DATASET RECORDS:
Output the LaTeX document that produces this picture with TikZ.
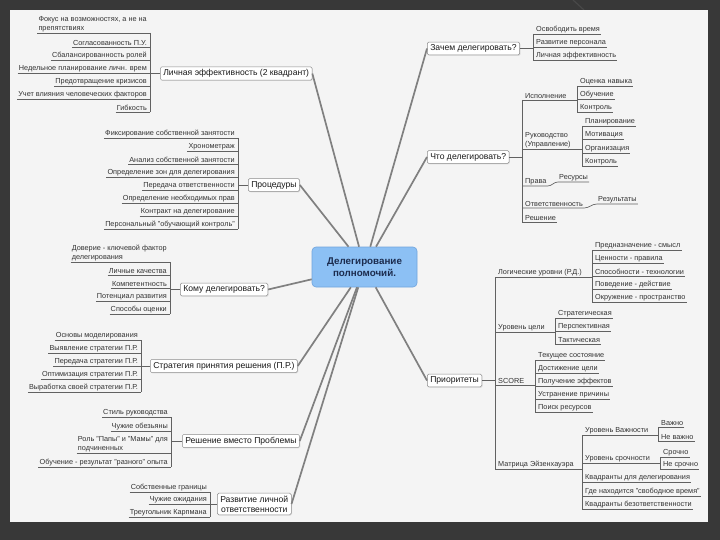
\documentclass[tikz,border=0pt]{standalone}
\usepackage{fontspec}
\setmainfont{Liberation Sans}
\usetikzlibrary{positioning,calc,shadows}
\definecolor{framegray}{RGB}{56,56,56}
\definecolor{framelite}{RGB}{72,72,72}
\definecolor{pagegray}{RGB}{244,244,244}
\definecolor{hubfill}{RGB}{140,192,244}
\definecolor{hubline}{RGB}{112,164,220}
\definecolor{hubtext}{RGB}{28,44,78}
\tikzset{
  leafW/.style={anchor=south east, inner xsep=1pt, inner ysep=1.2pt, font=\fontsize{7.3}{8.3}\selectfont, text=black!80},
  leafE/.style={leafW, anchor=south west},
  branch/.style={draw=black!45, line width=0.5pt, fill=white, rounded corners=1.5pt, inner xsep=3pt, inner ysep=2.6pt,
    font=\fontsize{8.6}{10}\selectfont, text=black!90, drop shadow={shadow xshift=0.8pt, shadow yshift=-0.8pt, opacity=0.18}},
  hub/.style={draw=hubline, line width=0.6pt, fill=hubfill, rounded corners=4pt, minimum width=105pt, minimum height=40pt,
    align=center, font=\fontsize{9.8}{11.8}\selectfont\bfseries, text=hubtext},
  spoke/.style={draw=black!50, line width=1.7pt},
  twig/.style={draw=black!62, line width=0.65pt},
}
\begin{document}
\begin{tikzpicture}[x=1pt,y=-1pt]
\useasboundingbox (0,0) rectangle (720,540);
\fill[framegray] (0,0) rectangle (720,540);
\draw[framelite, line width=1.2pt] (573,0) -- (584,10);
\fill[pagegray] (10,10) rectangle (708,522);

\node[hub] (dn) at (364.5,267) {Делегирование\\полномочий.};
\node[branch, anchor=west] (pe) at (160,73.5) {Личная эффективность (2 квадрант)};
\node[branch, anchor=west] (zd) at (427,48.5) {Зачем делегировать?};
\node[branch, anchor=west] (cd) at (427,157) {Что делегировать?};
\node[branch, anchor=west] (pr) at (248,185) {Процедуры};
\node[branch, anchor=west] (kd) at (180,289.5) {Кому делегировать?};
\node[branch, anchor=west] (sp) at (150,366) {Стратегия принятия решения (П.Р.)};
\node[branch, anchor=west] (rv) at (182,441) {Решение вместо Проблемы};
\node[branch, anchor=west, align=center] (rl) at (217,504) {Развитие личной\\ответственности};
\node[branch, anchor=west] (pt) at (427,380.5) {Приоритеты};
\foreach \n in {pe,pr,kd,sp,rv,rl} \draw[spoke] (\n.east) -- (dn);
\foreach \n in {zd,cd,pt} \draw[spoke] (\n.west) -- (dn);

\coordinate (peb) at (150,0);
\node[leafW, align=left] (pe0) at (148,33) {Фокус на возможностях, а не на\\препятствиях};
\foreach \y/\t [count=\i] in {47/Согласованность П.У.,60/Сбалансированность ролей,73/Недельное планирование личн. врем,
  86/Предотвращение кризисов,99/Учет влияния человеческих факторов,112/Гибкость}
  \node[leafW] (pe\i) at (148,\y) {\t};
\foreach \i in {0,...,6} \draw[twig] (pe\i.south west) -- (pe\i.south west -| peb);
\draw[twig] (pe0.south -| peb) -- (pe6.south -| peb);
\draw[twig] (pe.west) -- (pe.west -| peb);

\coordinate (zdb) at (533,0);
\foreach \y/\t [count=\i] in {34/Освободить время,47/Развитие персонала,60/Личная эффективность} {
  \node[leafE] (zd\i) at (535,\y) {\t};
  \draw[twig] (zd\i.south west -| zdb) -- (zd\i.south east);
}
\draw[twig] (zd1.south -| zdb) -- (zd3.south -| zdb);
\draw[twig] (zd.east) -- (zd.east -| zdb);

\coordinate (cdb) at (522,0);
\coordinate (cd1b) at (577,0);
\coordinate (cd2b) at (582,0);
\node[leafE] (cd1) at (524,100) {Исполнение};
\node[leafE, align=left] (cd2) at (524,149) {Руководство\\(Управление)};
\node[leafE] (cd3) at (524,186) {Права};
\node[leafE] (cd4) at (524,208) {Ответственность};
\node[leafE] (cd5) at (524,222) {Решение};
\node[leafE] (cdc1) at (558,182) {Ресурсы};
\node[leafE] (cdd1) at (597,204) {Результаты};
\draw[twig] (cd1.south -| cdb) -- (cd5.south -| cdb);
\draw[twig] (cd.east) -- (cd.east -| cdb);
\draw[twig] (cd1.south west -| cdb) -- (cd1.south west -| cd1b);
\draw[twig] (cd2.south west -| cdb) -- (cd2.south west -| cd2b);
\draw[twig] (cd3.south west -| cdb) -- (cd3.south east) to[out=0,in=180] (cdc1.south west) -- (cdc1.south east);
\draw[twig] (cd4.south west -| cdb) -- (cd4.south east) to[out=0,in=180] (cdd1.south west) -- (cdd1.south east);
\draw[twig] (cd5.south west -| cdb) -- (cd5.south east);
\foreach \y/\t [count=\i] in {86/Оценка навыка,99/Обучение,112/Контроль} {
  \node[leafE] (cda\i) at (579,\y) {\t};
  \draw[twig] (cda\i.south west -| cd1b) -- (cda\i.south east);
}
\draw[twig] (cda1.south -| cd1b) -- (cda3.south -| cd1b);
\foreach \y/\t [count=\i] in {126/Планирование,139.5/Мотивация,153/Организация,166.5/Контроль} {
  \node[leafE] (cdb\i) at (584,\y) {\t};
  \draw[twig] (cdb\i.south west -| cd2b) -- (cdb\i.south east);
}
\draw[twig] (cdb1.south -| cd2b) -- (cdb4.south -| cd2b);

\coordinate (prb) at (238,0);
\foreach \y/\t [count=\i] in {138/Фиксирование собственной занятости,151/Хронометраж,164/Анализ собственной занятости,
  177/Определение зон для делегирования,190/Передача ответственности,203/Определение необходимых прав,
  216/Контракт на делегирование,229/Персональный "обучающий контроль"} {
  \node[leafW] (pr\i) at (236,\y) {\t};
  \draw[twig] (pr\i.south west) -- (pr\i.south west -| prb);
}
\draw[twig] (pr1.south -| prb) -- (pr8.south -| prb);
\draw[twig] (pr.west) -- (pr.west -| prb);

\coordinate (kdb) at (170,0);
\node[leafW, align=left] (kd0) at (168,262) {Доверие - ключевой фактор\\делегирования};
\foreach \y/\t [count=\i] in {275/Личные качества,288/Компетентность,301/Потенциал развития,314/Способы оценки}
  \node[leafW] (kd\i) at (168,\y) {\t};
\foreach \i in {0,...,4} \draw[twig] (kd\i.south west) -- (kd\i.south west -| kdb);
\draw[twig] (kd0.south -| kdb) -- (kd4.south -| kdb);
\draw[twig] (kd.west) -- (kd.west -| kdb);

\coordinate (spb) at (141,0);
\foreach \y/\t [count=\i] in {340/Основы моделирования,353/Выявление стратегии П.Р.,366/Передача стратегии П.Р.,
  379/Оптимизация стратегии П.Р.,392/Выработка своей стратегии П.Р.} {
  \node[leafW] (sp\i) at (139,\y) {\t};
  \draw[twig] (sp\i.south west) -- (sp\i.south west -| spb);
}
\draw[twig] (sp1.south -| spb) -- (sp5.south -| spb);
\draw[twig] (sp.west) -- (sp.west -| spb);

\coordinate (rvb) at (171,0);
\node[leafW] (rv1) at (169,417) {Стиль руководства};
\node[leafW] (rv2) at (169,431) {Чужие обезьяны};
\node[leafW, align=left] (rv3) at (169,453) {Роль "Папы" и "Мамы" для\\подчиненных};
\node[leafW] (rv4) at (169,467) {Обучение - результат "разного" опыта};
\foreach \i in {1,...,4} \draw[twig] (rv\i.south west) -- (rv\i.south west -| rvb);
\draw[twig] (rv1.south -| rvb) -- (rv4.south -| rvb);
\draw[twig] (rv.west) -- (rv.west -| rvb);

\coordinate (rlb) at (210,0);
\foreach \y/\t [count=\i] in {492/Собственные границы,504.5/Чужие ожидания,517/Треугольник Карпмана} {
  \node[leafW] (rl\i) at (208,\y) {\t};
  \draw[twig] (rl\i.south west) -- (rl\i.south west -| rlb);
}
\draw[twig] (rl1.south -| rlb) -- (rl3.south -| rlb);
\draw[twig] (rl.west) -- (rl.west -| rlb);

\coordinate (ptb) at (495,0);
\coordinate (pt1b) at (592,0);
\coordinate (pt2b) at (555,0);
\coordinate (pt3b) at (535,0);
\coordinate (pt4b) at (582,0);
\node[leafE] (pt1) at (497,277) {Логические уровни (Р.Д.)};
\node[leafE] (pt2) at (497,332) {Уровень цели};
\node[leafE] (pt3) at (497,385) {SCORE};
\node[leafE] (pt4) at (497,469) {Матрица Эйзенхауэра};
\draw[twig] (pt1.south -| ptb) -- (pt4.south -| ptb);
\draw[twig] (pt.east) -- (pt.east -| ptb);
\foreach \i in {1,...,4} \draw[twig] (pt\i.south west -| ptb) -- (pt\i.south west -| pt\i b);
\foreach \y/\t [count=\i] in {250/Предназначение - смысл,263/Ценности - правила,276/Способности - технологии,
  289/Поведение - действие,302/Окружение - пространство} {
  \node[leafE] (pta\i) at (594,\y) {\t};
  \draw[twig] (pta\i.south west -| pt1b) -- (pta\i.south east);
}
\draw[twig] (pta1.south -| pt1b) -- (pta5.south -| pt1b);
\foreach \y/\t [count=\i] in {318/Стратегическая,331/Перспективная,344/Тактическая} {
  \node[leafE] (ptb\i) at (557,\y) {\t};
  \draw[twig] (ptb\i.south west -| pt2b) -- (ptb\i.south east);
}
\draw[twig] (ptb1.south -| pt2b) -- (ptb3.south -| pt2b);
\foreach \y/\t [count=\i] in {360/Текущее состояние,373/Достижение цели,386/Получение эффектов,
  399/Устранение причины,412/Поиск ресурсов} {
  \node[leafE] (ptc\i) at (537,\y) {\t};
  \draw[twig] (ptc\i.south west -| pt3b) -- (ptc\i.south east);
}
\draw[twig] (ptc1.south -| pt3b) -- (ptc5.south -| pt3b);
\coordinate (pt41b) at (658,0);
\coordinate (pt42b) at (660,0);
\node[leafE] (pt41) at (584,435) {Уровень Важности};
\node[leafE] (pt42) at (584,463) {Уровень срочности};
\node[leafE] (pt43) at (584,482) {Квадранты для делегирования};
\node[leafE] (pt44) at (584,496) {Где находится "свободное время"};
\node[leafE] (pt45) at (584,509) {Квадранты безответственности};
\draw[twig] (pt41.south -| pt4b) -- (pt45.south -| pt4b);
\draw[twig] (pt41.south west -| pt4b) -- (pt41.south west -| pt41b);
\draw[twig] (pt42.south west -| pt4b) -- (pt42.south west -| pt42b);
\foreach \i in {3,4,5} \draw[twig] (pt4\i.south west -| pt4b) -- (pt4\i.south east);
\node[leafE] (ptd1) at (660,427) {Важно};
\node[leafE] (ptd2) at (660,441) {Не важно};
\node[leafE] (pte1) at (662,457) {Срочно};
\node[leafE] (pte2) at (662,469) {Не срочно};
\draw[twig] (ptd1.south east) -- (ptd1.south west -| pt41b) -- (ptd2.south west -| pt41b) -- (ptd2.south east);
\draw[twig] (pte1.south east) -- (pte1.south west -| pt42b) -- (pte2.south west -| pt42b) -- (pte2.south east);
\end{tikzpicture}
\end{document}
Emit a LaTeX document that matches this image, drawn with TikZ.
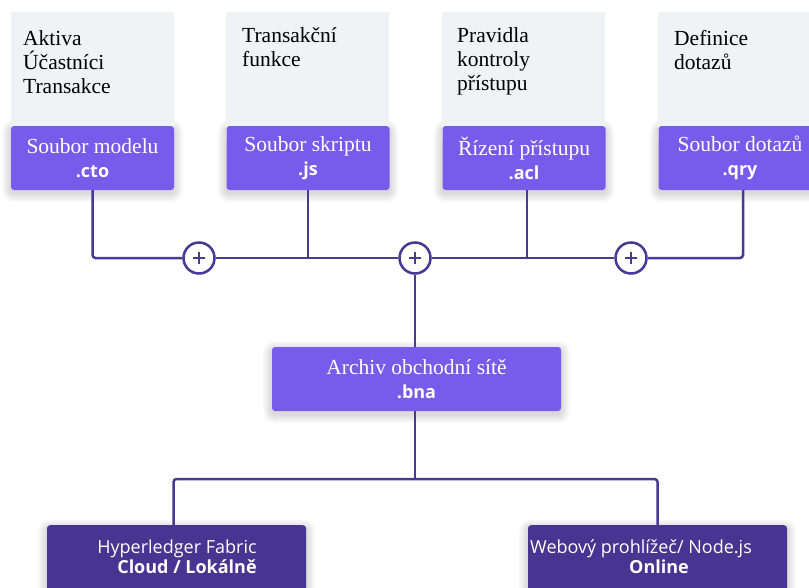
\documentclass[tikz,border=0pt]{standalone}
\usepackage{fontspec}
\setmainfont{Liberation Serif}
\newfontfamily\osans{Open Sans}[BoldFont={Open Sans Bold}, ItalicFont={Open Sans Italic}]
\newcommand\extf{\osans\bfseries\upshape\fontsize{18}{24}\selectfont}
\definecolor{pv}{RGB}{118,92,235}
\definecolor{dp}{RGB}{70,53,145}
\definecolor{ln}{RGB}{72,58,148}
\definecolor{gr}{RGB}{240,242,245}
\pgfdeclarelayer{bg}
\pgfsetlayers{bg,main}
\newcommand\softsh[1]{%
  \foreach \k in {1,...,9}{%
    \pgfmathsetmacro\rr{3+\k}%
    \fill[black, opacity=0.016, rounded corners=\rr pt]
      ([xshift=-\k pt, yshift=-\k pt-3pt]#1.south west) rectangle ([xshift=\k pt, yshift=\k pt-3pt]#1.north east);}}
\begin{document}
\begin{tikzpicture}[x=1pt,y=-1pt,
  greybox/.style={fill=gr, rounded corners=2pt, minimum width=163pt, minimum height=130pt, inner sep=0pt, anchor=north west},
  greytext/.style={anchor=base west, align=left, inner sep=0pt, font=\fontsize{21.5}{24}\selectfont, text=black},
  filebox/.style={fill=pv, rounded corners=3pt, minimum width=163pt, minimum height=64pt, inner sep=0pt, text=white, align=center, font=\fontsize{21.5}{24}\selectfont},
  envbox/.style={fill=dp, rounded corners=3pt, minimum width=259pt, minimum height=80pt, inner sep=0pt, anchor=north},
  envtext/.style={anchor=base, align=center, inner sep=0pt, text=white, font=\osans\fontsize{18}{20}\selectfont},
  conn/.style={draw=ln, line width=2.5pt},
  plusnode/.style={circle, draw=ln, line width=2.5pt, fill=white, minimum size=31pt, inner sep=0pt,
    path picture={\draw[ln, line width=2pt] ([xshift=-6pt]path picture bounding box.center) -- ([xshift=6pt]path picture bounding box.center);
                  \draw[ln, line width=2pt] ([yshift=-6pt]path picture bounding box.center) -- ([yshift=6pt]path picture bounding box.center);}}
]
\useasboundingbox (0,0) rectangle (809,587);

% grey description boxes
\node[greybox] (g1) at (11,12) {};
\node[greybox] (g2) at (226,12) {};
\node[greybox] (g3) at (442,12) {};
\node[greybox] (g4) at (658,12) {};
\node[greytext] (t1) at (23,93) {Aktiva\\Účastníci\\Transakce};
\node[greytext] (t2) at (242,66) {Transakční\\funkce};
\node[greytext] (t3) at (457,90) {Pravidla\\kontroly\\přístupu};
\node[greytext] (t4) at (674,69) {Definice\\dotazů};

% file boxes
\node[filebox] (f1) at (92.5,158) {Soubor modelu\\{\extf .cto}};
\node[filebox] (f2) at (308,158) {Soubor skriptu\\{\extf .js}};
\node[filebox] (f3) at (524,158) {Řízení přístupu\\{\extf .acl}};
\node[filebox] (f4) at (740,158) {Soubor dotazů\\{\extf .qry}};

% plus circles
\node[plusnode] (c1) at (199,258) {};
\node[plusnode] (c2) at (415,258) {};
\node[plusnode] (c3) at (631,258) {};

% archive
\node[filebox, minimum width=289pt] (ar) at (416.5,379) {Archiv obchodní sítě\\{\extf .bna}};

% environments
\node[envbox] (hf) at (176.5,525) {};
\node[envbox] (wb) at (657.5,525) {};
\node[envtext] (hft) at (177,553) {Hyperledger Fabric};
\node[envtext] (hfb) at (187,573) {\bfseries Cloud / Lokálně};
\node[envtext, anchor=base west] (wbt) at (530,553) {Webový prohlížeč/ Node.js};
\node[envtext] (wbb) at (659,573) {\bfseries Online};

\begin{pgfonlayer}{bg}
  \fill[white] (0,0) rectangle (809,587);
  \softsh{f1}\softsh{f2}\softsh{f3}\softsh{f4}
  \softsh{ar}\softsh{hf}\softsh{wb}
\end{pgfonlayer}

\coordinate (jb) at (415,479);

% connectors
\draw[conn, rounded corners=3pt] (f1.south) |- (c1.west);
\draw[conn] (c1.east) -- (c2.west);
\draw[conn] (c2.east) -- (c3.west);
\draw[conn, rounded corners=3pt] (c3.east) -| ([xshift=3pt]f4.south);
\draw[conn] (f2.south) -- (f2.south |- c1.center);
\draw[conn] ([xshift=3pt]f3.south) -- ([xshift=3pt]f3.south |- c1.center);
\draw[conn] (c2.south) -- (c2.south |- ar.north);
\draw[conn] (c2.south |- ar.south) -- (jb);
\draw[conn, rounded corners=3pt] ([xshift=-3pt]hf.north) |- (jb) -| (wb.north);
\end{tikzpicture}
\end{document}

DO THIS: Your task is to reproduce exactly the lines from the start of the data above through the line containing "(10,10) rectangle (708,522);", leaving every picture out.

CORRECT RESPONSE:
Output the LaTeX document that produces this picture with TikZ.
\documentclass[tikz,border=0pt]{standalone}
\usepackage{fontspec}
\setmainfont{Liberation Sans}
\usetikzlibrary{positioning,calc,shadows}
\definecolor{framegray}{RGB}{56,56,56}
\definecolor{framelite}{RGB}{72,72,72}
\definecolor{pagegray}{RGB}{244,244,244}
\definecolor{hubfill}{RGB}{140,192,244}
\definecolor{hubline}{RGB}{112,164,220}
\definecolor{hubtext}{RGB}{28,44,78}
\tikzset{
  leafW/.style={anchor=south east, inner xsep=1pt, inner ysep=1.2pt, font=\fontsize{7.3}{8.3}\selectfont, text=black!80},
  leafE/.style={leafW, anchor=south west},
  branch/.style={draw=black!45, line width=0.5pt, fill=white, rounded corners=1.5pt, inner xsep=3pt, inner ysep=2.6pt,
    font=\fontsize{8.6}{10}\selectfont, text=black!90, drop shadow={shadow xshift=0.8pt, shadow yshift=-0.8pt, opacity=0.18}},
  hub/.style={draw=hubline, line width=0.6pt, fill=hubfill, rounded corners=4pt, minimum width=105pt, minimum height=40pt,
    align=center, font=\fontsize{9.8}{11.8}\selectfont\bfseries, text=hubtext},
  spoke/.style={draw=black!50, line width=1.7pt},
  twig/.style={draw=black!62, line width=0.65pt},
}
\begin{document}
\begin{tikzpicture}[x=1pt,y=-1pt]
\useasboundingbox (0,0) rectangle (720,540);
\fill[framegray] (0,0) rectangle (720,540);
\draw[framelite, line width=1.2pt] (573,0) -- (584,10);
\fill[pagegray] (10,10) rectangle (708,522);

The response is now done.